Zanten, Doer Of The Things

Unless He Forgets In Which Case Zanten, Forgetter Of The Things

Or He Procrascinates, In Which Case Zanten, Doer Of The Things Later

Or It Involves Moving Furniture, in Which Case Zanten, F*** You.

Around the Network

Haven't played CoH, but I definitely felt the same about DCUO. Despite basically being the same thing over and over again, the varying stories and set pieces made it a good ride, since the objective of progression was so prevalent that It was ok....
Until I hit the level 30...then it all fell apart.



In this day and age, with the Internet, ignorance is a choice! And they're still choosing Ignorance! - Dr. Filthy Frank

I've played neither game, unfortunately. Part of me wants to answer that handcrafted is better, because it is better, but I also know that feeling of "what's next" from playing MMOs where you run the same content over and over. You get to that point where you don't really want to do anything.

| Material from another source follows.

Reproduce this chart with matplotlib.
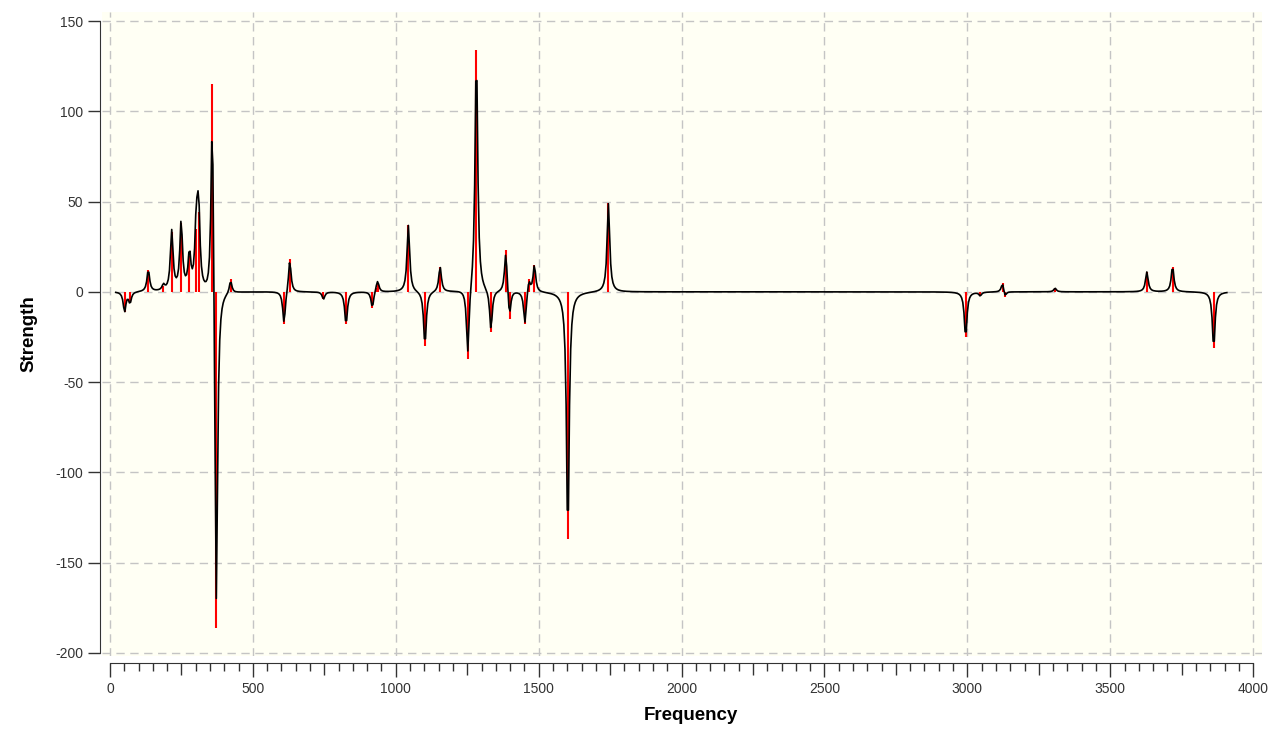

I've also played games with procedural generation of content, though, that I didn't like at all. Dungeons where you're looking at the same content, just rearranged, bothers me for some reason. It messes with my brain's attempt to organize it. Daggerfall, especially, used to give me a headache, especially since the parts would often fit together in ways that made no actual sense. There was always this disappointment of going into a random ruin and seeing that it wasn't a set piece.

The key to procedural generation, I think, is to have a LOT of variety with the pieces and a lot of rules in place about how they fit together. If done intelligently, I think it has a ton of potential.

Looking back on things, however, I think my favorite 'dungeon running' was this instance I used to farm in WoW. I ran it a ton of times but it was always fun because it was challenging as hell. It was a 5-person instance for players around the 60 to 65 level but I ran it solo at level 70. I couldn't kill the bosses or large packs, so it was really dangerous sneaking around and taking out patrols and strays, but damn if it wasn't the best stealth game I've ever played. Because of that, I think running the same instance over and be fun, as long as it remains a challenge.